When organizing the new Gen Ed Now, the club founders reached out to alumni to learn about what Gen Ed S meant to them.

Sample responses included, “What? There’s no Gen Ed S! What is the world coming to?” as well as, “We learned how to take apart an idea, how not to believe everything that we heard.”

By reviving, or – as the club constitution puts it – “resurrecting” Gen Ed S, the challenge is to once again bring speakers and programs to campus to elevate discussion on “contemporary issues that are or should be at the fore of the national and global consciousness.”

“[The goal is to] foster dialogue on these pressing issues that aren’t getting talked about,” Seligman said. Along with Citizenship Week, Gen Ed Now is also preparing for a Global Affairs Round Table to hold “discussions to promote understanding,” according to sophomore and Gen Ed Now Vice President for International Affairs Ben Gorelick ’11.

The goal of this program, according to Gorelick, is “to have people leaving a discussion feeling as though they read a good article.”

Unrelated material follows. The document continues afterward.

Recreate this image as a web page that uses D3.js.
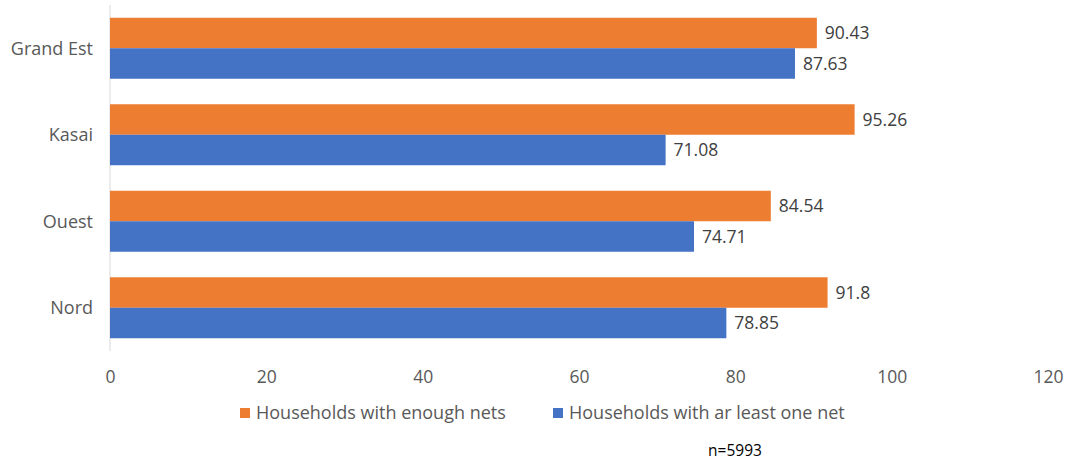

The topics, he adds, are ones which are little discussed at Brandeis: “For all the dialogue on the Middle East, there’s not much on the rest of the world.” For this reason, Gorelick hopes that these Global Affairs Round Tables will be more than just lectures – they will jumpstart a wider “discussion” of these issues.

Jadwin adds, “We are trying to get students engaged intellectually and also in a practical sense… not just [for discussions] at Brandeis, but after Brandeis.”